DATASET CONTENT:
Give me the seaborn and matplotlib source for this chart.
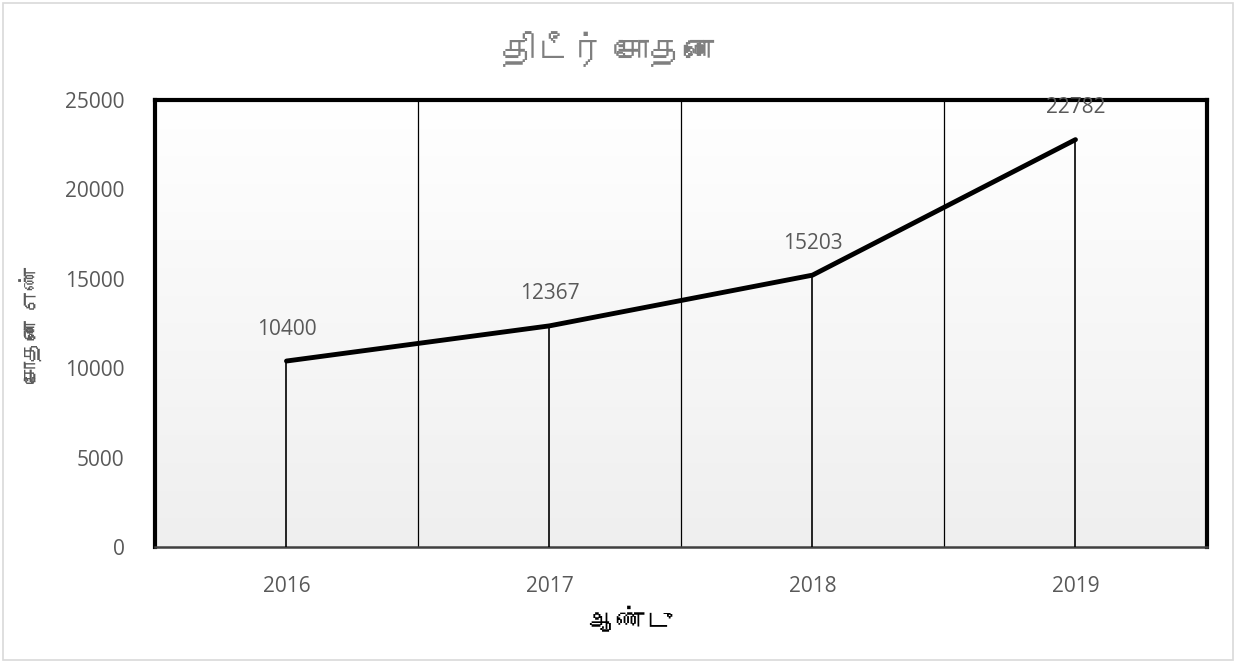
import numpy as np
import pandas as pd
import seaborn as sns
import matplotlib.pyplot as plt
from matplotlib import font_manager
from matplotlib.ft2font import FT2Font
from matplotlib.colors import LinearSegmentedColormap
from matplotlib.patches import Rectangle

# data
years = ["2016", "2017", "2018", "2019"]
raids = [10400, 12367, 15203, 22782]
yticks = [0, 5000, 10000, 15000, 20000, 25000]

title = "திடீர் சோதனை"
xlabel = "ஆண்டு"
ylabel = "சோதனை எண்"

df = pd.DataFrame({"year": years, "raids": raids})


def find_tamil_font():
    # look for any installed font that has Tamil glyphs
    for f in font_manager.fontManager.ttflist:
        try:
            if 0x0BA4 in FT2Font(f.fname).get_charmap():
                return f.name
        except Exception:
            pass
    return None


sns.set_theme(style="white")
tamil = find_tamil_font()
fams = ["Open Sans"] + ([tamil] if tamil else []) + ["DejaVu Sans"]
plt.rcParams["font.family"] = fams

fig = plt.figure(figsize=(12.36, 6.63), dpi=100)
ax = fig.add_axes([0.1254, 0.175, 0.8511, 0.6742])

# light grey gradient behind the plot
grad = np.linspace(1.0, 0.0, 256).reshape(-1, 1)
ax.imshow(grad, extent=[0, 1, 0, 1], transform=ax.transAxes, aspect="auto",
          cmap=LinearSegmentedColormap.from_list("g", ["#efefef", "#ffffff"]),
          zorder=0)

pos = np.arange(len(years))
sns.lineplot(x=pos, y=df["raids"], color="black", lw=3.5, ax=ax, zorder=4,
             solid_capstyle="round")

# drop lines and category separators
ax.vlines(pos, 0, df["raids"], color="black", lw=1.2, zorder=3)
ax.vlines(pos[:-1] + 0.5, 0, 25000, color="black", lw=0.9, zorder=2)

for x, v in zip(pos, raids):
    ax.annotate(str(v), (x, v), xytext=(0, 23), textcoords="offset points",
                ha="center", va="center", fontsize=15, color="#595959")

ax.set_xlim(-0.5, len(years) - 0.5)
ax.set_ylim(0, 25000)
ax.set_xticks(pos)
ax.set_xticklabels(years)
ax.set_yticks(yticks)
ax.set_yticklabels([str(t) for t in yticks])
ax.tick_params(axis="both", length=0, labelsize=15, labelcolor="#595959")
ax.tick_params(axis="x", pad=21)
ax.tick_params(axis="y", pad=22)
ax.set_xlabel("")
ax.set_ylabel("")

for s in ["top", "left", "right"]:
    ax.spines[s].set_color("black")
    ax.spines[s].set_linewidth(3)
ax.spines["bottom"].set_color("#404040")
ax.spines["bottom"].set_linewidth(1.8)

fig.text(610 / 1236, 1 - 52 / 663, title, ha="center", va="center",
         fontsize=25, color="#7f7f7f")
fig.text(631 / 1236, 1 - 623 / 663, xlabel, ha="center", va="center",
         fontsize=20, color="black")
fig.text(33 / 1236, 1 - 325 / 663, ylabel, ha="center", va="center",
         rotation=90, fontsize=16, color="#595959")

# chart area border
fig.patches.append(Rectangle((3 / 1236, 3 / 663), 1 - 6 / 1236, 1 - 6 / 663,
                             transform=fig.transFigure, fill=False,
                             edgecolor="#d9d9d9", lw=1.2))

fig.savefig("out.png", dpi=100)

GOAL: Return, unchanged, the lines from the first line of the material through the line that holds "return None", inclusive, omitting pictures.

RESULT:
Give me the seaborn and matplotlib source for this chart.
import numpy as np
import pandas as pd
import seaborn as sns
import matplotlib.pyplot as plt
from matplotlib import font_manager
from matplotlib.ft2font import FT2Font
from matplotlib.colors import LinearSegmentedColormap
from matplotlib.patches import Rectangle

# data
years = ["2016", "2017", "2018", "2019"]
raids = [10400, 12367, 15203, 22782]
yticks = [0, 5000, 10000, 15000, 20000, 25000]

title = "திடீர் சோதனை"
xlabel = "ஆண்டு"
ylabel = "சோதனை எண்"

df = pd.DataFrame({"year": years, "raids": raids})


def find_tamil_font():
    # look for any installed font that has Tamil glyphs
    for f in font_manager.fontManager.ttflist:
        try:
            if 0x0BA4 in FT2Font(f.fname).get_charmap():
                return f.name
        except Exception:
            pass
    return None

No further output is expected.